■ **DATA FOR THIS EXERCISE**:
┄┄┄┄┄┄┄┄┄┄

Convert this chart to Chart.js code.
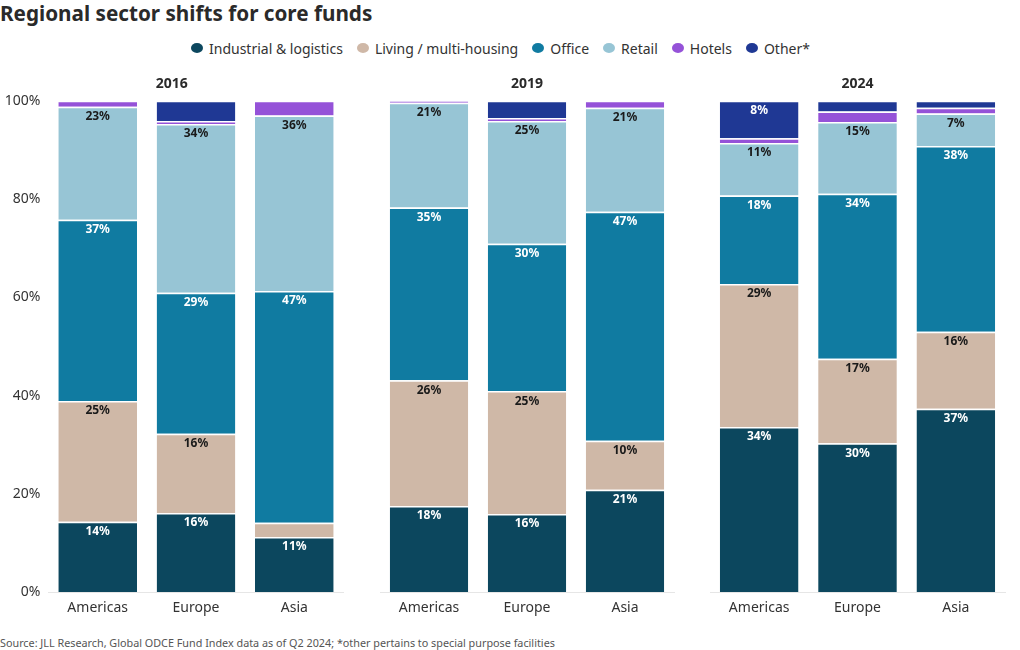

┄┄┄┄┄┄┄┄┄┄

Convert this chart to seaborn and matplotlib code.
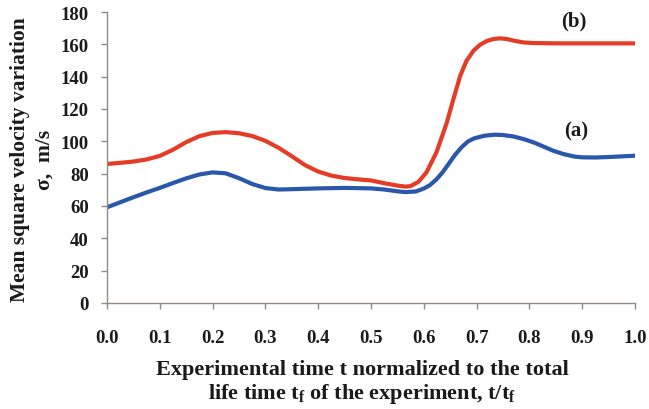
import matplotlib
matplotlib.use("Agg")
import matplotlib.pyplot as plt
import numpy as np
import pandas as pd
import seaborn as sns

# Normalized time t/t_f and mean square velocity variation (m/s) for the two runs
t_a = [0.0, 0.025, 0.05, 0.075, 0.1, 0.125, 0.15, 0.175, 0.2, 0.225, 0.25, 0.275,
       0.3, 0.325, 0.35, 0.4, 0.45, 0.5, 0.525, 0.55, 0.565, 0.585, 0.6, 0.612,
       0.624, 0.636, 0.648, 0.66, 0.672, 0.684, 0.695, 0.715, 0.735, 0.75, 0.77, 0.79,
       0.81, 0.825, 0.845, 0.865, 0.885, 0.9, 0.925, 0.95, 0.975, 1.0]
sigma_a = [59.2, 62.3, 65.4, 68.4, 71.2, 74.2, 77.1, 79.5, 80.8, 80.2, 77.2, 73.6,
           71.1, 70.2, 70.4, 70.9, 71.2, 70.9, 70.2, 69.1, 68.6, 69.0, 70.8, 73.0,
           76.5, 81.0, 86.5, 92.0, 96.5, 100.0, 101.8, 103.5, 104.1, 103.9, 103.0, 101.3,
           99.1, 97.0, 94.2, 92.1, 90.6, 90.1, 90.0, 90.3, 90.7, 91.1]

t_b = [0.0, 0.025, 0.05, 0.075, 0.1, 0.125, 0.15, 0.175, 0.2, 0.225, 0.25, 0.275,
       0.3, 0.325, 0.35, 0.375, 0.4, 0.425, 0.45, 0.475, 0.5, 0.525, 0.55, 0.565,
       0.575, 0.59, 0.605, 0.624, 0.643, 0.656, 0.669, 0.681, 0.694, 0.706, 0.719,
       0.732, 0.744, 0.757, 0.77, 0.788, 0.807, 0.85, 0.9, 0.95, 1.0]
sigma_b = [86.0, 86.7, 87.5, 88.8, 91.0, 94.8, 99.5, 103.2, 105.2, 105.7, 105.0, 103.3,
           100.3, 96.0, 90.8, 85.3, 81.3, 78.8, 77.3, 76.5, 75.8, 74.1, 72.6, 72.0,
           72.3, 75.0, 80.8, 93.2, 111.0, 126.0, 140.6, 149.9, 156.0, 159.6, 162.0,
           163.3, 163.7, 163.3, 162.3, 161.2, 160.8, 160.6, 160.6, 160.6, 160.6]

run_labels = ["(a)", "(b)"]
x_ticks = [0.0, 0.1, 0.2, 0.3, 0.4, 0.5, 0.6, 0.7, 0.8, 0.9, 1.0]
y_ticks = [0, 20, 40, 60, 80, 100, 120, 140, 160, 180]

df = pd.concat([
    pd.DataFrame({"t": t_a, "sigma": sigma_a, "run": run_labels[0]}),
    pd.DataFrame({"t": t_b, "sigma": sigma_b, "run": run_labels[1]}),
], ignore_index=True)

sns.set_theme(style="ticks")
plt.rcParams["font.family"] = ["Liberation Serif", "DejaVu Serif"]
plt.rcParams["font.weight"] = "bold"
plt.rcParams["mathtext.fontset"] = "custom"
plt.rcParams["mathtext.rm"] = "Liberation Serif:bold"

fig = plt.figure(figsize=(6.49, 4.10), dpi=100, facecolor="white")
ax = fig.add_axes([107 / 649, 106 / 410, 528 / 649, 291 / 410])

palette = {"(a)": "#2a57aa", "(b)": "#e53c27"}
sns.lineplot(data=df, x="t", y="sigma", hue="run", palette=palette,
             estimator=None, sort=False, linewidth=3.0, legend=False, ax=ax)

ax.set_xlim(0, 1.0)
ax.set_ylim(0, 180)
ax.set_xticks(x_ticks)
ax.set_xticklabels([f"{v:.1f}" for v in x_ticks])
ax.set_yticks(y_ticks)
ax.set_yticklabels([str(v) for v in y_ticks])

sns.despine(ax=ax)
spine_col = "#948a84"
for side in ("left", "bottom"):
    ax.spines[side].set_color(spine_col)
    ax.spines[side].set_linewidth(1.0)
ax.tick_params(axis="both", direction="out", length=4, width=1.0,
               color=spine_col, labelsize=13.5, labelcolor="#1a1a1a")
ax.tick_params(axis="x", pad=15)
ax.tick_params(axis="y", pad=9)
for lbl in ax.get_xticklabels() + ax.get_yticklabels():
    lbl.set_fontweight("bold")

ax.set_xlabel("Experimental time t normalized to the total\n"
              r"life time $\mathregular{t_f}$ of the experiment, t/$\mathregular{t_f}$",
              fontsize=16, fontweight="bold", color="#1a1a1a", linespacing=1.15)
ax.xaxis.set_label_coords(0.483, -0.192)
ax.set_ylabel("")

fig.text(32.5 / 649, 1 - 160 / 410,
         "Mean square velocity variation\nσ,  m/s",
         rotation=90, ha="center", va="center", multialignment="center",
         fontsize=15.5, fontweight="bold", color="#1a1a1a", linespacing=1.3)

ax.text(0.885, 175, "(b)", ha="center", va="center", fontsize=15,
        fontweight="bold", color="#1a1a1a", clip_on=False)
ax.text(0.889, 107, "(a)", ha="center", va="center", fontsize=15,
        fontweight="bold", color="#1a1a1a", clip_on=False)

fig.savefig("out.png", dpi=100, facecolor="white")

┄┄┄┄┄┄┄┄┄┄

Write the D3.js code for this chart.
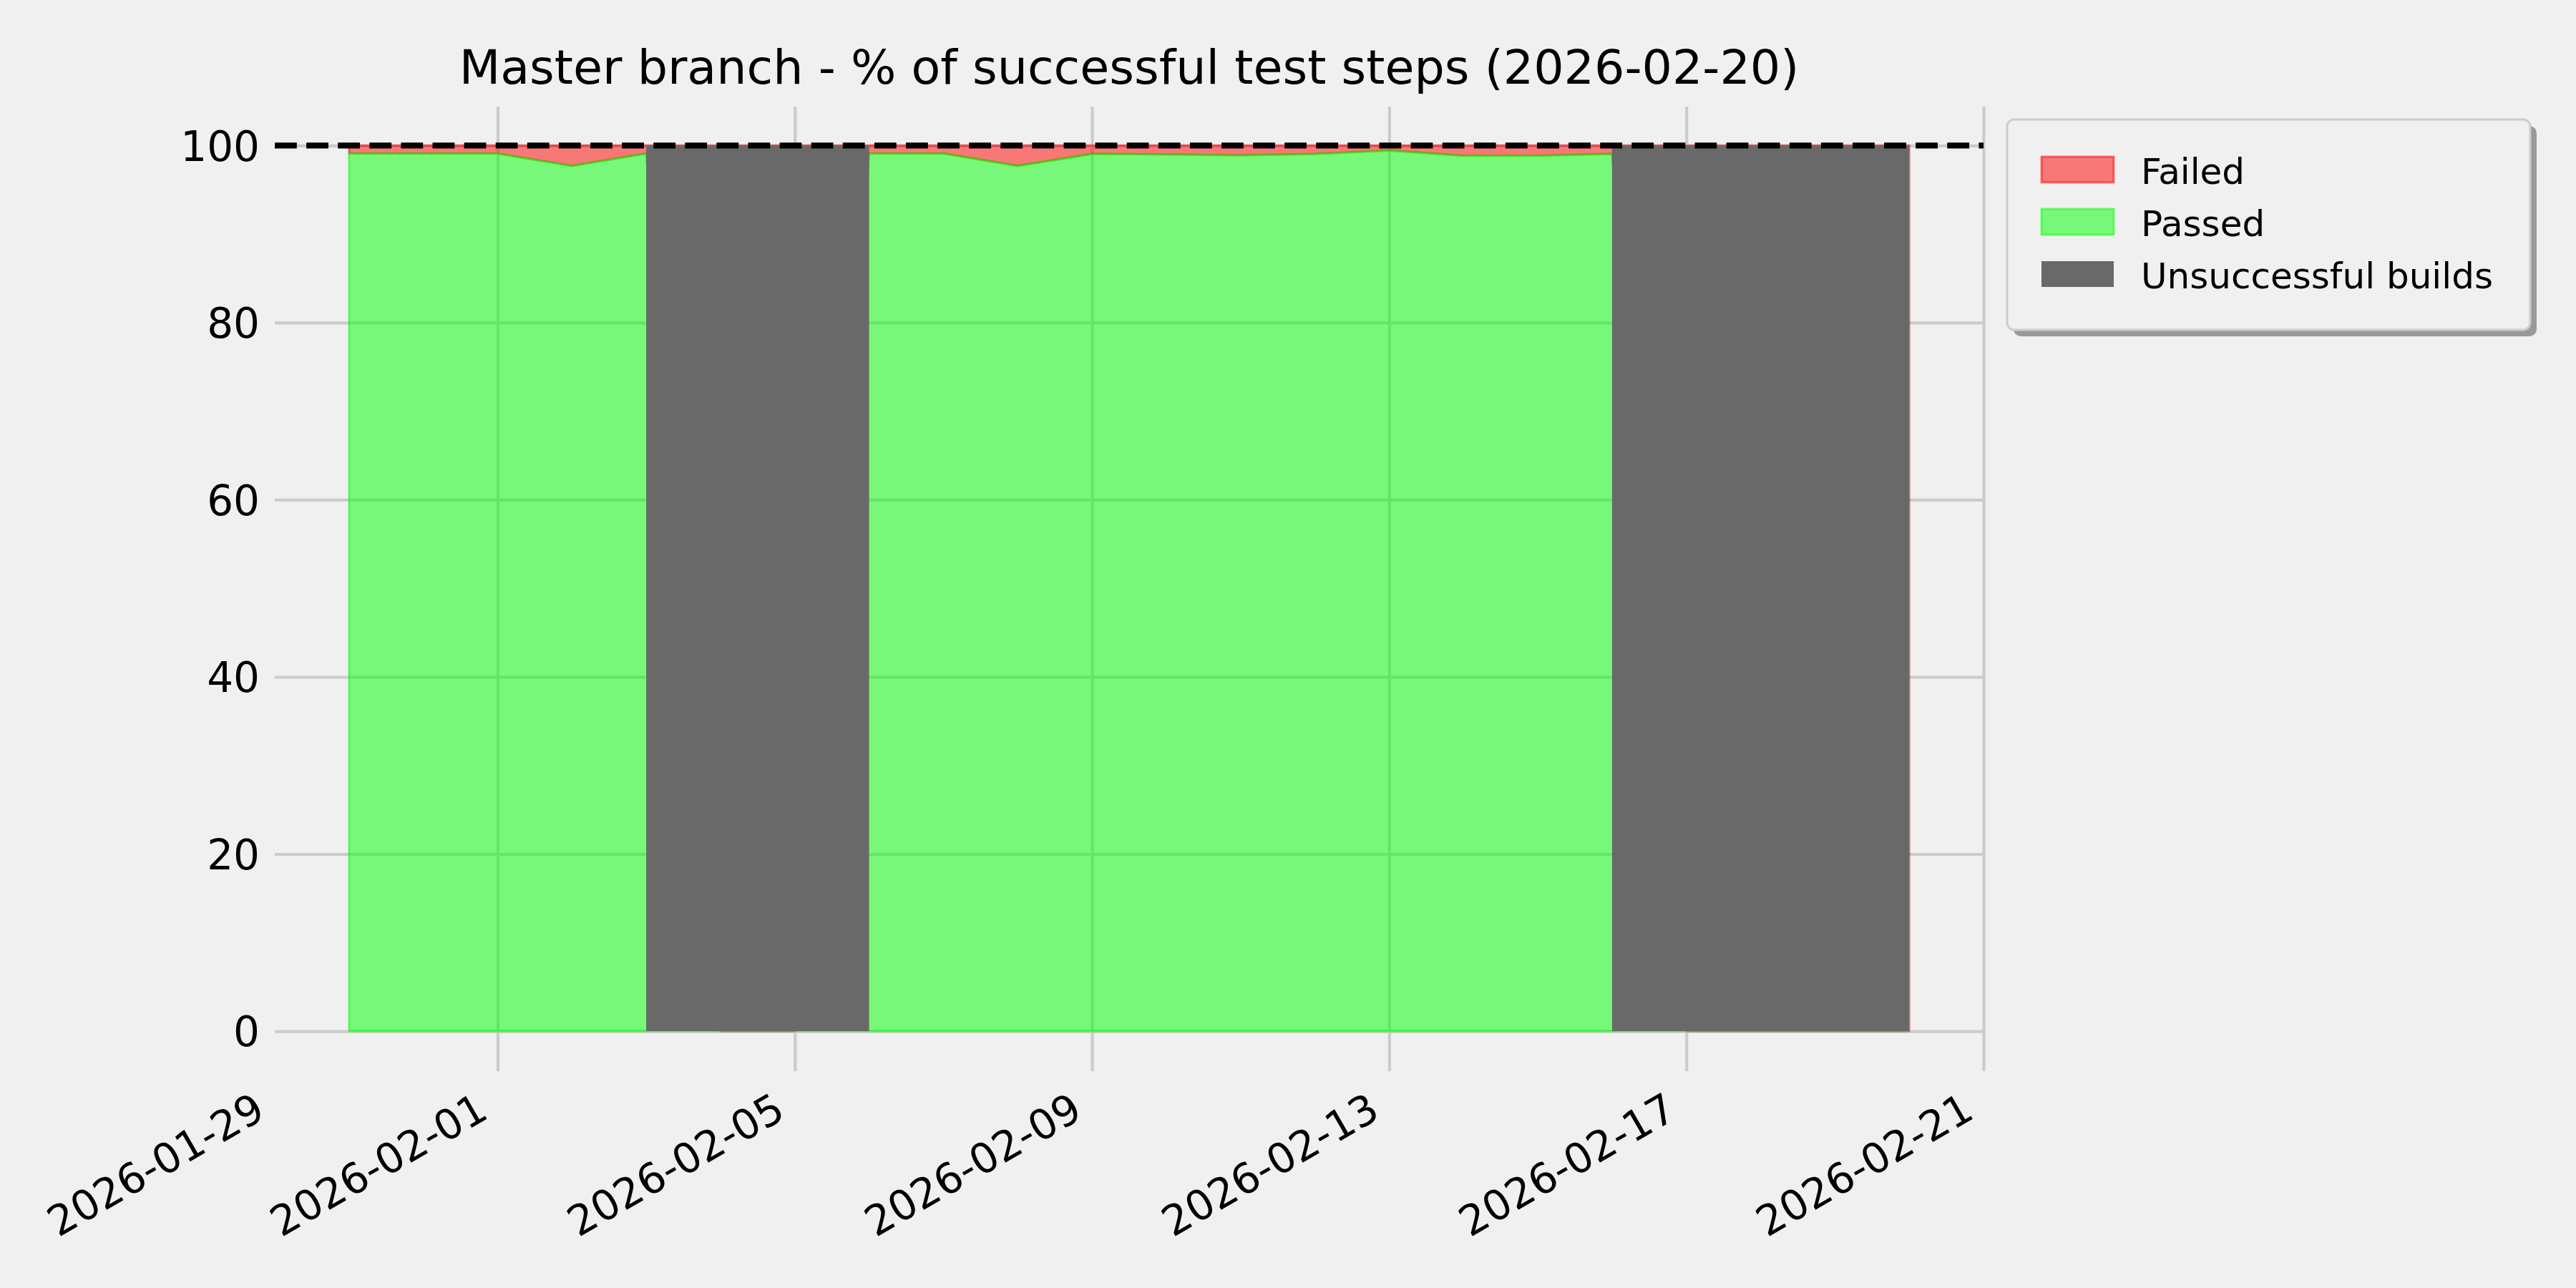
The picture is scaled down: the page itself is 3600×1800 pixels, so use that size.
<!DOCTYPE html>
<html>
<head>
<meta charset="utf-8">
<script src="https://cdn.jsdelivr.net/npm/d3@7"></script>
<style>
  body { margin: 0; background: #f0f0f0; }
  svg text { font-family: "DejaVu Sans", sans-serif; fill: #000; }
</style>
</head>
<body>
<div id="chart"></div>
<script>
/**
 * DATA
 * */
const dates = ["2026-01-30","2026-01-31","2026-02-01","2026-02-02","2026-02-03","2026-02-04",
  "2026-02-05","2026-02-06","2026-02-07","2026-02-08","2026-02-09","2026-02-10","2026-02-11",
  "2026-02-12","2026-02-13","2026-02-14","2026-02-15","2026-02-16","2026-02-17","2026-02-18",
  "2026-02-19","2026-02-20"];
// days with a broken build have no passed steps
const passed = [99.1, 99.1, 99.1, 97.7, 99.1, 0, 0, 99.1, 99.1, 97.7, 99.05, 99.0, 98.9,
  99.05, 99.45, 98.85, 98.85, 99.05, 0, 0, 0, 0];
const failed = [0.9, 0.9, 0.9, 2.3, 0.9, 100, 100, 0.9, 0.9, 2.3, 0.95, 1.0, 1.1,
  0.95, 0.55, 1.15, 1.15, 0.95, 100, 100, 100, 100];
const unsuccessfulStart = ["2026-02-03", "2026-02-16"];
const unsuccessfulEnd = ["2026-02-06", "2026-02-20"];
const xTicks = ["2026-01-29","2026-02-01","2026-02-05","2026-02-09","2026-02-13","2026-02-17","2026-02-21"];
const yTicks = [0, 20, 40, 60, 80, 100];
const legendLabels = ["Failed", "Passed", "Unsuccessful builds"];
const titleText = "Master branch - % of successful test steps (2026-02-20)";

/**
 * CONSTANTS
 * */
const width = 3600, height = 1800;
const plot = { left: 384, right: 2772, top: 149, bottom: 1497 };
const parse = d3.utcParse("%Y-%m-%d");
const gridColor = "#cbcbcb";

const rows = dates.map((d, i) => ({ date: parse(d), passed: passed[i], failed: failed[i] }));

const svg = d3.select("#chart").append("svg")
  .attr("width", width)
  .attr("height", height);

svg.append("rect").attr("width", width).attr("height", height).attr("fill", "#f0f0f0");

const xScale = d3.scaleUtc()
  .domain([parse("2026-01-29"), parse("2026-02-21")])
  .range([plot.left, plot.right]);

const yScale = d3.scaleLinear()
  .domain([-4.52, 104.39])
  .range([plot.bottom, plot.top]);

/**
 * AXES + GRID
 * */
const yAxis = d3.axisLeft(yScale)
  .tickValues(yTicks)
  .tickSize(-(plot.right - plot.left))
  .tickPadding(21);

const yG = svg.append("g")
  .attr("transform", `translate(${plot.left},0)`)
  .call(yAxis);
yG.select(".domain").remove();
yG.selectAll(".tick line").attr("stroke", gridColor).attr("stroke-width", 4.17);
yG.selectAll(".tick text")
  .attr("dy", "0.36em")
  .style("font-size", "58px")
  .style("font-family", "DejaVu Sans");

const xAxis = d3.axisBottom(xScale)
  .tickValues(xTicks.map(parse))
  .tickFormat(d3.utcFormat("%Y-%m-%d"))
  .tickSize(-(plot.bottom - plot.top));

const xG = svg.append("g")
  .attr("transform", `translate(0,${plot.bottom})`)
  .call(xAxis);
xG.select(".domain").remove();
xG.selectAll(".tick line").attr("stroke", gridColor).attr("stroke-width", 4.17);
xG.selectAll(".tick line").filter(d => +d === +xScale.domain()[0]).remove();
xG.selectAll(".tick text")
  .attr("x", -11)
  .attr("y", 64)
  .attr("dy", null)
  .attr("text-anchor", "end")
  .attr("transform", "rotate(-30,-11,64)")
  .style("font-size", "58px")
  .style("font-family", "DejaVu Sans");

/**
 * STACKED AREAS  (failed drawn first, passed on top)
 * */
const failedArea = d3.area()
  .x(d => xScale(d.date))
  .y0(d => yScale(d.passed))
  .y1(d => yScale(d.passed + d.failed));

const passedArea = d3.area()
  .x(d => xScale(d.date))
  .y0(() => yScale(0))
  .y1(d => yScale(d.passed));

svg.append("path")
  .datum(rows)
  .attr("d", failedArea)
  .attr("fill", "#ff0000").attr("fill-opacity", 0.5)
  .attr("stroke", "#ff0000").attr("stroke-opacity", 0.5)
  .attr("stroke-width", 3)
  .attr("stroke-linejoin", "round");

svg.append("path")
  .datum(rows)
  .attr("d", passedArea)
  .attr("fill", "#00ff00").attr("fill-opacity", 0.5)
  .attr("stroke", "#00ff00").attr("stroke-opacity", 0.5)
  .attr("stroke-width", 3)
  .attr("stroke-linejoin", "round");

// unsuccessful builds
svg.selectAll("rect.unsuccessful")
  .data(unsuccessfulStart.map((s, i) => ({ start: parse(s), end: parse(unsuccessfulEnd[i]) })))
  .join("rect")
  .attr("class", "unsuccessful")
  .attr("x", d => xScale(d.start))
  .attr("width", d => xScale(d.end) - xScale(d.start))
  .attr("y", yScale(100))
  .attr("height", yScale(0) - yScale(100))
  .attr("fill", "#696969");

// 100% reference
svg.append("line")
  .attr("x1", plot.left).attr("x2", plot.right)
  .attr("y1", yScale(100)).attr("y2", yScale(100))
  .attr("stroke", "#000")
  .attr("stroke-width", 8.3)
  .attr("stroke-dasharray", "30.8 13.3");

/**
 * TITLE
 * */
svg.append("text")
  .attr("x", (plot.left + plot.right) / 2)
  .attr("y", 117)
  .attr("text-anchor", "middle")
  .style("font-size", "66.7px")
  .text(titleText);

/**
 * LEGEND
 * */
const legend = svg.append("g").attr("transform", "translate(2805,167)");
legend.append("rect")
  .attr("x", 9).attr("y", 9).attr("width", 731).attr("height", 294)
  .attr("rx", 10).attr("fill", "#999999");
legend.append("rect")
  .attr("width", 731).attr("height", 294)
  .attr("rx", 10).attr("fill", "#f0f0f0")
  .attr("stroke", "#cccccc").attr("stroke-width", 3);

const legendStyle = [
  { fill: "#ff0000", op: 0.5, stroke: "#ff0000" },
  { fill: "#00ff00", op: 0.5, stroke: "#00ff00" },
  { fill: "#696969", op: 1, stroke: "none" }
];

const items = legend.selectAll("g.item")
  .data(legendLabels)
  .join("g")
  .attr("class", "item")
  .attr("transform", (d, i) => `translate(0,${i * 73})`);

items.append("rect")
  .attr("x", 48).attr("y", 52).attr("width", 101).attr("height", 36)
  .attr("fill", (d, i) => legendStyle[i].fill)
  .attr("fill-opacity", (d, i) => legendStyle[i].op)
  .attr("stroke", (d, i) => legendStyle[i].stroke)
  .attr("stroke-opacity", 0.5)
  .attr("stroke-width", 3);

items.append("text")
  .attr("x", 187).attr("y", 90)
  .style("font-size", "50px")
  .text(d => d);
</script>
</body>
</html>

┄┄┄┄┄┄┄┄┄┄

Every line from the one containing "Convert this chart to seaborn" through the one containing "import seaborn as sns" should be quoted exactly, and no other lines; keep pictures out of the copy.

■ **OUTPUT OF THE EXERCISE**:
Convert this chart to seaborn and matplotlib code.
import matplotlib
matplotlib.use("Agg")
import matplotlib.pyplot as plt
import numpy as np
import pandas as pd
import seaborn as sns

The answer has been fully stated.